No tailpipe emissions means a lower carbon footprint much like an EV, but without having to use electric power to recharge.
Safe & clean
Hydrogen is one of the most abundant elements in the universe. It can be very easily sourced from local areas. If it’s produced with renewable energy it also makes it carbon neutral.
It’s also incredibly safe (just like charging an EV) and easy to use. You use a pump to refuel just like you would with a petrol or diesel car.
Energy cost of EVs
Energy prices are on the rise. But hydrogen, as mentioned above, is extremely abundant and readily available. Hydrogen-powered cars could easily become cheaper to run on a daily basis.
No battery storage
As there’s no need to store a large battery, hydrogen power is a much more attractive option for larger trucks and other vehicles.

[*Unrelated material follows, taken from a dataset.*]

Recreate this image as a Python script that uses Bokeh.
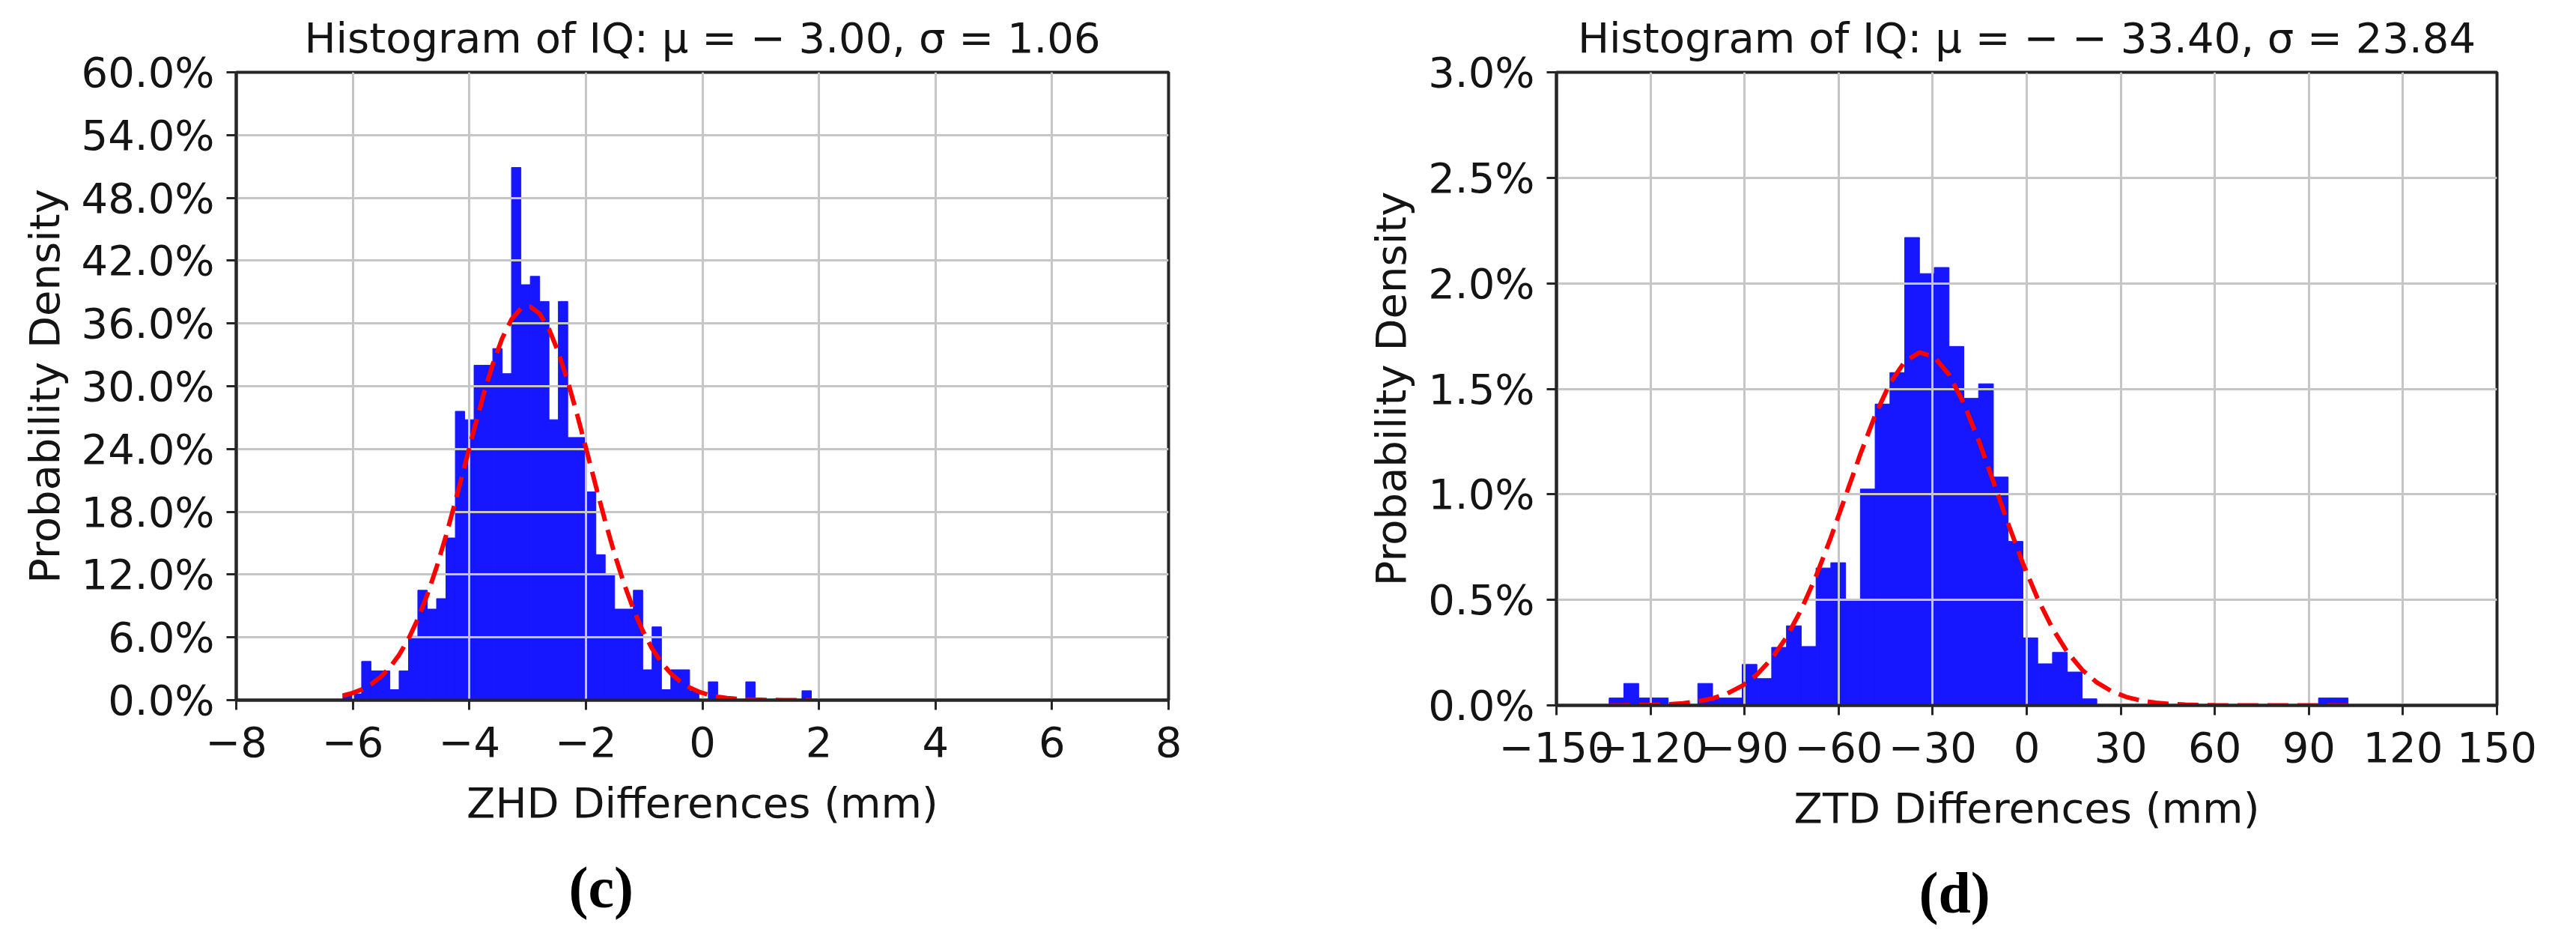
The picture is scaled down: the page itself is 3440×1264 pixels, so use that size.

Why choose EV over hydrogen?
Whilst hydrogen power does offer a great solution, the technology just isn't there yet. It will be a good few years before manufacturers turn their sights on this type of powertrain. Most manufacturers are pouring all their efforts into battery-electric vehicles.
There have only been three hydrogen-powered models produced since 2015. Currently, the technology is very costly and the infrastructure just isn’t there for widespread adoption.
Maybe in the next decade or so we will see the start of hydrogen power becoming slightly more popular. But for now, electric vehicles are your best bet for zero-emission driving as the technology just isn’t there yet.